On top of that, it makes the role of maintenance highly visible. When production stops and throughput is under pressure, maintenance is looked at to save the day and restore operations. These heroics are easy to recognize and will often be celebrated internally; it is, however, a form of visibility that can be highly deceptive.
Reactive environments often create an illusion of control because they make the role of maintenance highly tangible. Once something breaks down, the only way forward is fixing it, and action might seem almost immediate. The problem is that responsiveness is not the same as predictability, and it does not create the conditions for long-term progress.
Left unattended, this dynamic will start to shape behavior. If you are not careful, urgency can start to outweigh importance. Planned work is deferred because there is always something more immediate to address; preventive work starts to feel optional, while reactive work becomes unavoidable. You are constantly moving, but rarely moving forward.
From Reaction to Design
Looking back at that night in student housing, it is clear to me that control is not something you establish in the middle of a crisis; it is something you build long before a crisis can happen. The difference is time: having more of it allows for better decision-making. I find this principle also applies to asset management.
Reactive maintenance will always have a role in asset management, so moving away from firefighting does not mean you will never have to experience sudden failure ever again; that is neither realistic nor really necessary. What it does mean is that we require a shift in how we approach sudden failure: how do we move beyond reacting to events, to designing conditions in which those events become less frequent, less severe and more manageable.

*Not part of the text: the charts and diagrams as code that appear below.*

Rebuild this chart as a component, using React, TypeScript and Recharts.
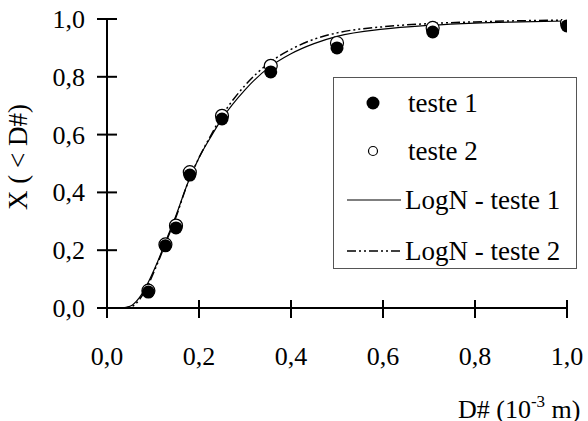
import React from "react"
import { ComposedChart, Line, Scatter, XAxis, YAxis, Legend, Label } from "recharts"

// measured points
const pointX = [0.09, 0.127, 0.15, 0.18, 0.25, 0.356, 0.5, 0.708, 1.0]
const teste1Y = [0.055, 0.215, 0.277, 0.46, 0.654, 0.817, 0.9, 0.955, 0.976]
const teste2Y = [0.06, 0.22, 0.285, 0.47, 0.665, 0.838, 0.917, 0.969, 0.986]

// fitted log-normal curves
const curveX = [0.03, 0.05, 0.07, 0.09, 0.11, 0.13, 0.15, 0.175, 0.2, 0.225, 0.25, 0.3, 0.35, 0.4, 0.45, 0.5, 0.6, 0.7, 0.8, 0.9, 1.0]
const logN1Y = [0, 0.006, 0.035, 0.09, 0.16, 0.24, 0.32, 0.43, 0.52, 0.59, 0.655, 0.755, 0.83, 0.88, 0.915, 0.94, 0.965, 0.978, 0.986, 0.99, 0.993]
const logN2Y = [0, 0.003, 0.028, 0.082, 0.155, 0.235, 0.315, 0.43, 0.52, 0.595, 0.665, 0.77, 0.845, 0.895, 0.93, 0.952, 0.973, 0.984, 0.99, 0.994, 0.996]

const ticks = [0, 0.2, 0.4, 0.6, 0.8, 1.0]
const seriesNames = ["teste 1", "teste 2", "LogN - teste 1", "LogN - teste 2"]

const toPts = (xs: number[], ys: number[]) => xs.map((x, i) => ({ x, y: ys[i] }))
const teste1 = toPts(pointX, teste1Y)
const teste2 = toPts(pointX, teste2Y)
const logN1 = toPts(curveX, logN1Y)
const logN2 = toPts(curveX, logN2Y)

const FONT = "Liberation Serif"
const DASH = "9 3 2 3 2 3"
const fmt = (v: number) => v.toFixed(1).replace(".", ",")

function YTick(props: any) {
  const { x, y, payload } = props
  return (
    <g>
      <line x1={x - 10} x2={x + 10} y1={y} y2={y} stroke="#000" strokeWidth={2} />
      <text x={x - 22} y={y + 9} textAnchor="end" fontSize={26} fontFamily={FONT} fill="#000">
        {fmt(payload.value)}
      </text>
    </g>
  )
}

function XTick(props: any) {
  const { x, y, payload } = props
  return (
    <g>
      <line x1={x} x2={x} y1={y - 8} y2={y + 10} stroke="#000" strokeWidth={2} />
      <text x={x} y={y + 57} textAnchor="middle" fontSize={26} fontFamily={FONT} fill="#000">
        {fmt(payload.value)}
      </text>
    </g>
  )
}

function LegendBox() {
  const rows = [103, 151, 200, 251]
  return (
    <svg width={244} height={192} style={{ display: "block" }}>
      <rect x={0.5} y={0.5} width={243} height={191} fill="#fff" stroke="#555" strokeWidth={1} />
      <circle cx={40} cy={rows[0] - 77} r={6.5} fill="#000" />
      <circle cx={40} cy={rows[1] - 77} r={4.5} fill="#fff" stroke="#000" strokeWidth={1.2} />
      <line x1={14} x2={68} y1={rows[2] - 77} y2={rows[2] - 77} stroke="#000" strokeWidth={1.2} />
      <line x1={14} x2={68} y1={rows[3] - 77} y2={rows[3] - 77} stroke="#000" strokeWidth={1.5} strokeDasharray={DASH} />
      {seriesNames.map((name, i) => (
        <text key={name} x={i < 2 ? 75 : 72} y={rows[i] - 77 + 9} fontSize={27} fontFamily={FONT} fill="#000">
          {name}
        </text>
      ))}
    </svg>
  )
}

export default function App() {
  return (
    <div style={{ position: "absolute", left: 0, top: 0, background: "#fff" }}>
      <ComposedChart width={588} height={421} margin={{ top: 19, right: 21, bottom: 0, left: 0 }}>
        <XAxis
          type="number"
          dataKey="x"
          domain={[0, 1]}
          ticks={ticks}
          height={113}
          tickSize={0}
          tickMargin={0}
          tickLine={false}
          tick={<XTick />}
          axisLine={{ stroke: "#000", strokeWidth: 2 }}
          allowDataOverflow
        >
          <Label
            content={() => (
              <text x={458} y={418} fontSize={26} fontFamily={FONT} fill="#000">
                D# (10
                <tspan dy={-11} fontSize={17}>-3</tspan>
                <tspan dy={11} fontSize={26}> m)</tspan>
              </text>
            )}
          />
        </XAxis>
        <YAxis
          type="number"
          dataKey="y"
          domain={[0, 1]}
          ticks={ticks}
          width={107}
          tickSize={0}
          tickMargin={0}
          tickLine={false}
          tick={<YTick />}
          axisLine={{ stroke: "#000", strokeWidth: 2 }}
          allowDataOverflow
        >
          <Label
            content={() => (
              <text
                x={27}
                y={157}
                transform="rotate(-90 27 157)"
                textAnchor="middle"
                fontSize={27}
                fontFamily={FONT}
                fill="#000"
              >
                X ( &lt; D#)
              </text>
            )}
          />
        </YAxis>
        <Legend
          layout="vertical"
          align="center"
          verticalAlign="middle"
          content={() => <LegendBox />}
          wrapperStyle={{ position: "absolute", left: 333, top: 77, width: 244, height: 192 }}
        />
        <Line data={logN1} dataKey="y" type="monotone" stroke="#000" strokeWidth={1.2} dot={false} isAnimationActive={false} legendType="none" />
        <Line data={logN2} dataKey="y" type="monotone" stroke="#000" strokeWidth={1.5} strokeDasharray={DASH} dot={false} isAnimationActive={false} legendType="none" />
        <Scatter data={teste2} dataKey="y" fill="#fff" stroke="#000" strokeWidth={1.2} isAnimationActive={false}
          shape={(p: any) => <circle cx={p.cx} cy={p.cy} r={6.5} fill="#fff" stroke="#000" strokeWidth={1.2} />} />
        <Scatter data={teste1} dataKey="y" fill="#000" isAnimationActive={false}
          shape={(p: any) => <circle cx={p.cx} cy={p.cy} r={6.5} fill="#000" />} />
      </ComposedChart>
    </div>
  )
}
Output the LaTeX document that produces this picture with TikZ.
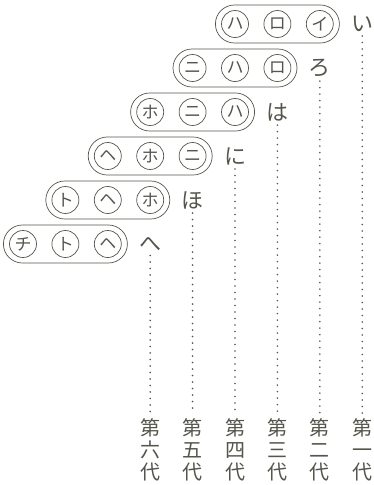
\documentclass[tikz,border=0pt]{standalone}
\usepackage{fontspec}
\newfontfamily\cjk{Noto Sans CJK JP}
\usetikzlibrary{shapes.misc}
\definecolor{ink}{HTML}{55554C}
\tikzset{
 capsule/.style={rounded rectangle, draw=ink, line width=0.7pt, minimum width=124pt, minimum height=38pt, inner sep=0pt},
 kata/.style={circle, draw=ink, line width=0.7pt, minimum size=27pt, inner sep=0pt, text=ink, font=\cjk\fontsize{17}{17}\selectfont},
 hira/.style={text=ink, inner sep=0pt, font=\cjk\fontsize{22}{22}\selectfont},
 gen/.style={text=ink, inner sep=0pt, align=center, font=\cjk\fontsize{20}{22}\selectfont},
 dots/.style={draw=ink, line width=1.8pt, line cap=round, dash pattern=on 0pt off 6.5pt}
}
\begin{document}
\begin{tikzpicture}[x=1pt,y=-1pt]
\useasboundingbox (0,0) rectangle (373,485);
\foreach \r/\a/\b/\c/\h/\g in {1/ハ/ロ/イ/い/一, 2/ニ/ハ/ロ/ろ/二, 3/ホ/ニ/ハ/は/三, 4/ヘ/ホ/ニ/に/四, 5/ト/ヘ/ホ/ほ/五, 6/チ/ト/ヘ/へ/六}{
  \pgfmathsetmacro\y{24+44*(\r-1)}
  \pgfmathsetmacro\xa{23+42.4*(6-\r)}
  \pgfmathsetmacro\xb{23+42.4*(7-\r)}
  \pgfmathsetmacro\xc{23+42.4*(8-\r)}
  \pgfmathsetmacro\xh{23+42.4*(9-\r)}
  \node[capsule] (cap-\r) at (\xb,\y) {};
  \node[kata] (ka-\r) at (\xa,\y) {\a};
  \node[kata] (kb-\r) at (\xb,\y) {\b};
  \node[kata] (kc-\r) at (\xc,\y) {\c};
  \node[hira] (h-\r) at (\xh,\y) {\h};
  \node[gen] (g-\r) at (\xh,450) {第\\\g\\代};
  \draw[dots] ([yshift=-4pt]h-\r.south) -- ([yshift=5pt]g-\r.north);
}
\end{tikzpicture}
\end{document}
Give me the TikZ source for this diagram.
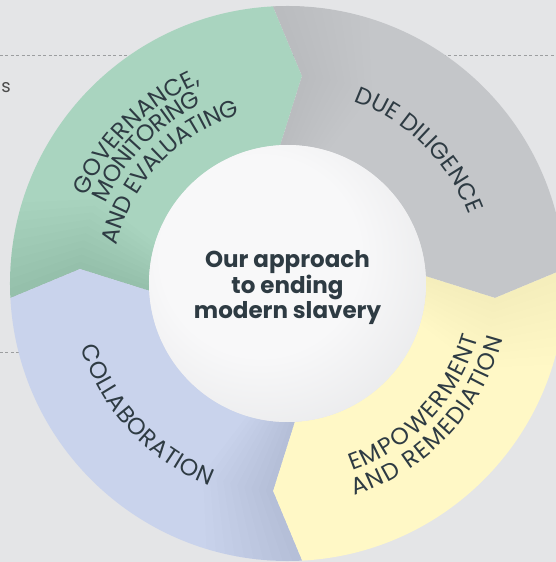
\documentclass[tikz,border=0pt]{standalone}
\usepackage{fontspec}
\setmainfont{Poppins}
\newfontfamily\labelfont{Poppins}
\usetikzlibrary{decorations.text}

\definecolor{ringgreen}{HTML}{A9D4BF}
\definecolor{ringgray}{HTML}{C4C6C9}
\definecolor{ringyellow}{HTML}{FFF8C6}
\definecolor{ringblue}{HTML}{C9D3EC}
\definecolor{inkdark}{HTML}{2E3B43}
\definecolor{bgbase}{HTML}{F9F9FA}
\definecolor{bgshade}{HTML}{E4E5E7}
\definecolor{hubedge}{HTML}{DADBDD}
\definecolor{hubcentre}{HTML}{F8F8F9}
\definecolor{dashgray}{HTML}{9C9EA0}

% soft halo behind the ring (outer radius 277.5 of 420)
\pgfdeclareradialshading{ringglow}{\pgfpoint{0bp}{0bp}}{color(0bp)=(bgshade); color(33bp)=(bgshade); color(50bp)=(bgbase); color(100bp)=(bgbase)}
% pale centre disc
\pgfdeclareradialshading{hubshade}{\pgfpoint{-6bp}{6bp}}{color(0bp)=(hubcentre); color(18bp)=(hubcentre); color(50bp)=(hubedge); color(100bp)=(hubedge)}

% ring geometry: outer 277.5, middle 208, inner 138.5, arrow offset 7 degrees
\newcommand\ringwedge[2]{(#1:277.5) arc[start angle=#1, end angle=#2, radius=277.5]
  -- ({#2-7}:208) -- (#2:138.5) arc[start angle=#2, end angle=#1, radius=138.5]
  -- ({#1-7}:208) -- cycle}
% shadow cast into a wedge by the arrow tip of its neighbour
\newcommand\ringshadow[2]{%
  \foreach \k in {1,...,10}{%
    \fill[black, opacity=#2] (#1:277.5) arc[start angle=#1, end angle={#1-2*\k}, radius=277.5]
      -- ({#1-7-2*\k}:208) -- ({#1-2*\k}:138.5) arc[start angle={#1-2*\k}, end angle=#1, radius=138.5]
      -- ({#1-7}:208) -- cycle;
  }%
}

\tikzset{
  ringlabel/.style={decorate, decoration={text effects along path, text={#1},
      text effects/.cd, text along path, fit text to path,
      characters={text=inkdark, font=\labelfont\fontsize{23.5}{23.5}\selectfont, anchor=base, inner sep=0pt}}},
  guide/.style={draw=dashgray, line width=0.9pt, dash pattern=on 3pt off 2.4pt},
}

\begin{document}
\begin{tikzpicture}[x=1pt, y=1pt]
  \useasboundingbox (-287.5,-278.5) rectangle (268.5,283.5);
  \clip (-287.5,-278.5) rectangle (268.5,283.5);

  % background and halo
  \fill[bgbase] (-287.5,-278.5) rectangle (268.5,283.5);
  \shade[shading=ringglow] (0,0) circle (420);

  % dotted guide lines behind the ring
  \coordinate (guideTL) at (-287.5,228.5);
  \coordinate (guideTR) at (268.5,228.5);
  \coordinate (guideBL) at (-287.5,-68.5);
  \coordinate (guideBR) at (-200,-68.5);
  \path[guide] (guideTL) -- (guideTR);
  \path[guide] (guideBL) -- (guideBR);
  \node[anchor=base east, inner sep=0pt, text=black!70, font=\fontsize{18}{18}\selectfont] (cutword) at (-276.5,190.5) {s};

  % the four wedges, clockwise
  \fill[ringgreen]  \ringwedge{183}{93};
  \fill[ringgray]   \ringwedge{93}{3};
  \fill[ringyellow] \ringwedge{3}{-87};
  \fill[ringblue]   \ringwedge{-87}{-177};
  \ringshadow{183}{0.006}
  \ringshadow{93}{0.005}
  \ringshadow{3}{0.005}
  \ringshadow{-87}{0.008}

  % centre disc
  \shade[shading=hubshade] (0,0) circle (138.5);
  \node[align=center, text=inkdark, font=\bfseries\fontsize{23}{25.5}\selectfont] (hub) at (0,-4.5)
    {Our approach\\to ending\\modern slavery};

  % wedge labels, each arc running from first to last letter
  \path[ringlabel={GOVERNANCE,}] (156.5:218.8) arc[start angle=156.5, end angle=113.5, radius=218.8];
  \path[ringlabel={MONITORING}] (156.2:198.8) arc[start angle=156.2, end angle=115.6, radius=198.8];
  \path[ringlabel={AND EVALUATING}] (167.3:174.8) arc[start angle=167.3, end angle=105.8, radius=174.8];
  \path[ringlabel={DUE DILIGENCE}] (70:193.8) arc[start angle=70, end angle=20.8, radius=193.8];
  \path[ringlabel={COLLABORATION}] (197.2:216.2) arc[start angle=197.2, end angle=249, radius=216.2];
  \path[ringlabel={EMPOWERMENT}] (-71:198.2) arc[start angle=-71, end angle=-15.7, radius=198.2];
  \path[ringlabel={AND REMEDIATION}] (-72.5:222.2) arc[start angle=-72.5, end angle=-14.3, radius=222.2];
\end{tikzpicture}
\end{document}
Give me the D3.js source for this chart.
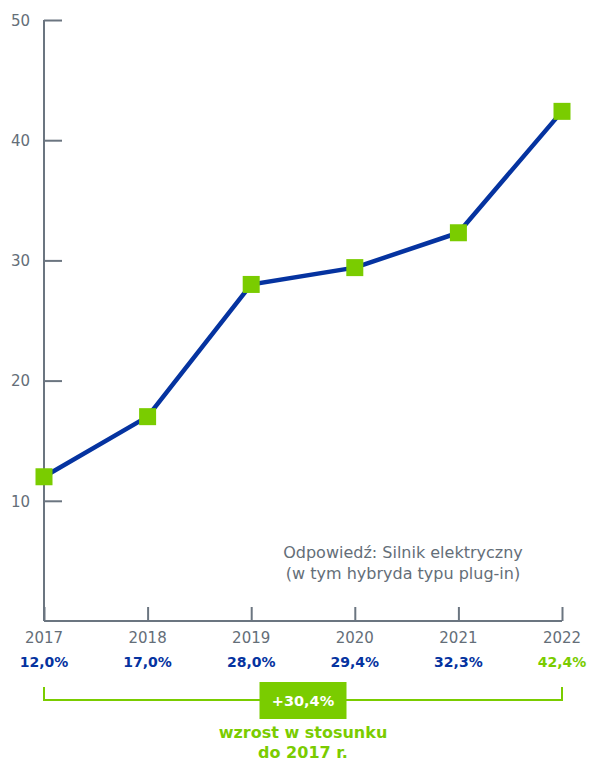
<!DOCTYPE html>
<html>
<head>
<meta charset="utf-8">
<script src="https://cdn.jsdelivr.net/npm/d3@7"></script>
<style>
  html, body { margin: 0; padding: 0; background: #fff; }
  svg { display: block; font-family: "DejaVu Sans", "Open Sans", sans-serif; }
</style>
</head>
<body>
<svg id="chart" width="592" height="760"></svg>
<script>
// Share of respondents choosing an electric drive, by survey year
const years = ["2017", "2018", "2019", "2020", "2021", "2022"];
const values = [12.0, 17.0, 28.0, 29.4, 32.3, 42.4];
const valueLabels = ["12,0%", "17,0%", "28,0%", "29,4%", "32,3%", "42,4%"];
const yTicks = [10, 20, 30, 40, 50];
const growthLabel = "+30,4%";
const growthNote = ["wzrost w stosunku", "do 2017 r."];
const answerNote = ["Odpowiedź: Silnik elektryczny", "(w tym hybryda typu plug-in)"];

const BLUE = "#0533a0";
const GREEN = "#7acc00";
const GREY = "#646e78";
const AXIS = "#6b7580";

const svg = d3.select("#chart");

const x = d3.scalePoint().domain(years).range([44, 562]);
const y = d3.scaleLinear().domain([0, 50]).range([621, 20]);

// Y axis: ticks pointing into the plot
const yAxis = d3.axisLeft(y).tickValues(yTicks).tickSize(-18).tickSizeOuter(0);
const gy = svg.append("g").attr("transform", "translate(44,0)").call(yAxis);
gy.select(".domain").attr("stroke", AXIS).attr("stroke-width", 2)
  .attr("d", `M0,${y(50)}V${y(0)}`);
gy.selectAll(".tick line").attr("stroke", AXIS).attr("stroke-width", 2);
gy.selectAll(".tick text").attr("fill", GREY).attr("font-size", 15)
  .attr("font-family", "'DejaVu Sans', sans-serif").attr("x", -14).attr("dy", "0.35em");

// X axis: ticks pointing upward
const xAxis = d3.axisBottom(x).tickSize(-14).tickSizeOuter(0).tickFormat("");
const gx = svg.append("g").attr("transform", `translate(0,${y(0)})`).call(xAxis);
gx.select(".domain").attr("stroke", AXIS).attr("stroke-width", 2)
  .attr("d", `M${x(years[0])},0H${x(years[years.length - 1])}`);
gx.selectAll(".tick line").attr("stroke", AXIS).attr("stroke-width", 2);

// Year labels and values below the axis
svg.append("g").selectAll("text").data(years).join("text")
  .attr("x", d => x(d)).attr("y", 643)
  .attr("text-anchor", "middle").attr("font-size", 15).attr("fill", GREY)
  .text(d => d);

svg.append("g").selectAll("text").data(valueLabels).join("text")
  .attr("x", (d, i) => x(years[i])).attr("y", 667)
  .attr("text-anchor", "middle").attr("font-size", 14).attr("font-weight", 700)
  .attr("fill", (d, i) => i === valueLabels.length - 1 ? GREEN : BLUE)
  .text(d => d);

// Series line
const line = d3.line().x((d, i) => x(years[i])).y(d => y(d));
svg.append("path").datum(values)
  .attr("d", line).attr("fill", "none")
  .attr("stroke", BLUE).attr("stroke-width", 4.5).attr("stroke-linejoin", "round");

// Square markers
const s = 17;
svg.append("g").selectAll("rect").data(values).join("rect")
  .attr("x", (d, i) => x(years[i]) - s / 2).attr("y", d => y(d) - s / 2)
  .attr("width", s).attr("height", s).attr("fill", GREEN);

// Answer note
svg.append("text").attr("y", 558)
  .attr("text-anchor", "middle").attr("font-size", 16).attr("fill", GREY)
  .selectAll("tspan").data(answerNote).join("tspan")
  .attr("x", 403).attr("dy", (d, i) => i ? 21 : 0).text(d => d);

// Growth bracket from first to last year
const by = 700;
const x0 = x(years[0]), x1 = x(years[years.length - 1]);
svg.append("path")
  .attr("d", `M${x0},${by - 13}V${by}H${x1}V${by - 13}`)
  .attr("fill", "none").attr("stroke", GREEN).attr("stroke-width", 2);

const cx = (x(years[2]) + x(years[3])) / 2;
svg.append("rect").attr("x", cx - 43.5).attr("y", 682).attr("width", 87).attr("height", 37)
  .attr("fill", GREEN);
svg.append("text").attr("x", cx).attr("y", 706)
  .attr("text-anchor", "middle").attr("font-size", 14.5).attr("font-weight", 700)
  .attr("fill", "#fff").text(growthLabel);

svg.append("text").attr("y", 738)
  .attr("text-anchor", "middle").attr("font-size", 16).attr("font-weight", 700)
  .attr("fill", GREEN)
  .selectAll("tspan").data(growthNote).join("tspan")
  .attr("x", cx).attr("dy", (d, i) => i ? 19.5 : 0).text(d => d);
</script>
</body>
</html>
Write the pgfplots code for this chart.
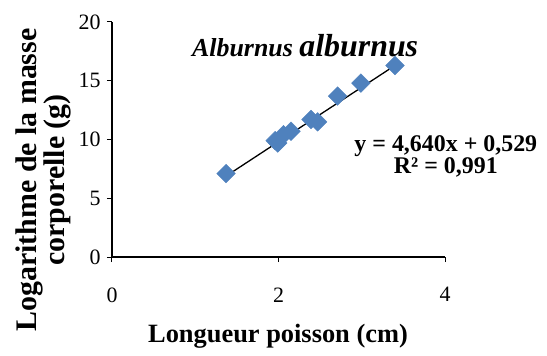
\documentclass[border=0pt]{standalone}
\usepackage{fontspec}
\setmainfont{Liberation Serif}
\usepackage{pgfplots}
\pgfplotsset{compat=1.18}
\definecolor{markblue}{HTML}{4F81BD}
\begin{document}
\begin{tikzpicture}
% fixed page size around the plot area
\path[use as bounding box] (-112bp,-99bp) rectangle (435bp,257bp);
\begin{axis}[
  scale only axis,
  width=333bp, height=235bp,
  xmin=0, xmax=4, ymin=0, ymax=20,
  xtick={0,2,4}, ytick={0,5,10,15,20},
  axis x line*=bottom, axis y line*=left,
  axis line style={line width=1.5bp, -},
  tick style={line width=1bp, black},
  tick align=outside, major tick length=5bp,
  ticklabel style={font=\fontsize{22}{24}\selectfont},
  /pgf/number format/assume math mode=true,
  xticklabel style={yshift=-22bp},
  yticklabel style={xshift=-3bp},
  clip=false,
]
\addplot[only marks, mark=square*, mark size=6.6bp, color=markblue,
  mark options={rotate=45}]
  coordinates {
    (1.37,7.1) (1.96,9.9) (1.99,9.7) (2.06,10.4) (2.15,10.7)
    (2.39,11.7) (2.47,11.5) (2.71,13.7) (2.99,14.8) (3.40,16.3)
  };
\addplot[black, line width=1.3bp] coordinates {(1.37,6.886) (3.40,16.305)};
\node[font=\bfseries\itshape] at (axis cs:2.32,18.0)
  {\fontsize{26}{28}\selectfont Alburnus \fontsize{32}{34}\selectfont alburnus};
\node[font=\bfseries, align=center] at (axis cs:4.01,8.6)
  {\fontsize{24}{25}\selectfont y = 4,640x + 0,529\\ \fontsize{24}{25}\selectfont R² = 0,991};
\end{axis}
\node[font=\bfseries, anchor=center] at (166bp,-79bp)
  {\fontsize{26.5}{30}\selectfont Longueur poisson (cm)};
\node[font=\bfseries, align=center, rotate=90] at (-68.5bp,77bp)
  {\fontsize{30}{33}\selectfont Logarithme de la masse\\ \fontsize{30}{33}\selectfont corporelle (g)};
\end{tikzpicture}
\end{document}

This is where maturity in asset management begins to take shape. It is not in the tools we deploy, but in the consistency of how we apply them; in the governance of our processes; in the quality of our data; in the clarity of our decision-making frameworks. Without those foundations, even the most advanced technologies will struggle to deliver meaningful progress. When discussing “breaking out of firefighting mode”, I am of the opinion that this doesn’t mean doing away with reactive maintenance; instead, it requires adopting a different mindset. You need to start thinking about how you invest in what does not feel urgent, but is fundamentally important; how you focus on signals rather than symptoms; how you recognize that the absence of crises is not a lack of activity or visibility, but a sign that your system is working as intended.
What has stayed with me from the fire that took place in our next-door unit is not the fire itself, but the realization of how quickly situations can escalate when early signals are missed and there is no system in place to provide structure. Firefighting will always have its place. There will always be moments where things go wrong, where intervention is required, and where teams need to step in and respond; however, it should never be the foundation of how we operate. Because if it is, we are not managing our assets in any meaningful sense; we are simply reacting to them.